The information age is also the age of aches and pains. Computers are everywhere — at work, at school and at home — and millions of people are suffering from computer-related stress, fatigue, and Repetitive Strain Injuries. The results is job dissatisfaction, loss of productivity, and high medical bills.

However, through training in body awareness, relaxation and body mechanics, it is surprisingly easy to achieve comfortable computer use. Here are eight hints to make your life easier—taken from my book Comfort at Your

• Computer use is an intense athletic event. Holding your body in position for hours on end forces your whole body to work hard. Keyboarding is not just sitting around resting.
• It isn’t what you do, it’s how you do it. If you sit and move in tense, awkward ways, you will experience fatigue and pain. If you use your body in relaxed, balanced ways, and take appropriate rest and movement breaks, you will be comfortable.
• Body awareness is the key. Most people do not have enough knowledge about the anatomical structure and functioning of the body to be able to figure out strain-free ways of using their bodies, proper ways of setting up their computers, or effective movement breaks.
• Breathe gently. Many adults have learned to “suck in their guts” as they inhale, but this tension interferes with free breathing and whole body ease. The belly, chest, and back should all swell gently outward during inhalation and gently release during exhalation.
• Level your foundation. Contrary to most people’s beliefs, sitting up straight is not done by straightening the back, throwing back the shoulders or elevating the chest. It is done by rolling the pelvis into place as a foundation for the spinal column and head. Sitting up in an anatomically natural manner is surprisingly easy and comfortable, but people need instruction to learn how to do this. Using a towel roll for pelvic support will make your whole body comfortable.
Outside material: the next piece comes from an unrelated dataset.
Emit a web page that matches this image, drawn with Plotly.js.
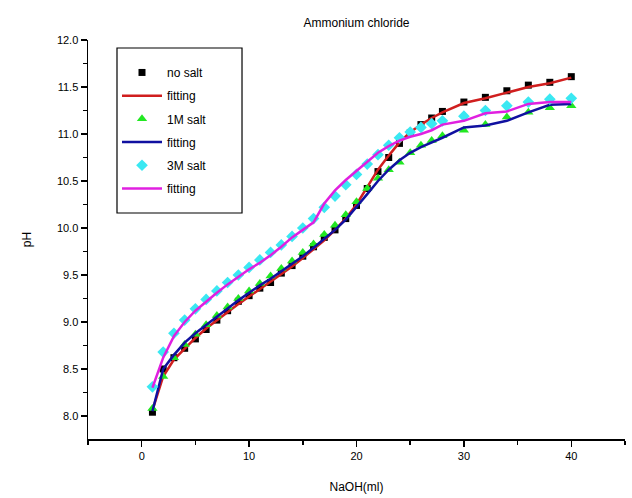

• The periphery is supported by the core. The positions of your legs, arms and head are determined by how you arrange your pelvis and spinal column. In order to allow your feet to be flat on the floor and your thighs to be horizontal, the height of your chair should be equal to the length of your lower leg plus the thickness of your shoe sole. Your desk should be at a height which allows your elbows to hang by your sides and your forearms to be horizontal when you hands are on the keyboard.
• Relax your eyes. Keeping your eyes focused for lengthy periods on a single spot close to your face is fatiguing to your eye muscles. Place your monitor about an arm’s length from your face, and look away from your computer every few minutes. Look off into the distance. Close your eyes and move them around in gentle circles and figure eights. In order to keep from twisting and straining your neck and eyes, your monitor should be directly in front of your eyes, with the top edge about eyebrow level.
• Never adjust yourself to the computer. Always adjust the workstation to the requirements of your body. Obtain equipment that will work properly for you, and adjust it to fit your needs.
Paying attention to yourself as you use your computer will pay off in two ways. First, it will reduce your fatigue and prevent injuries. Second, it will allow you to practice gentle alertness, which will have beneficial results throughout your life.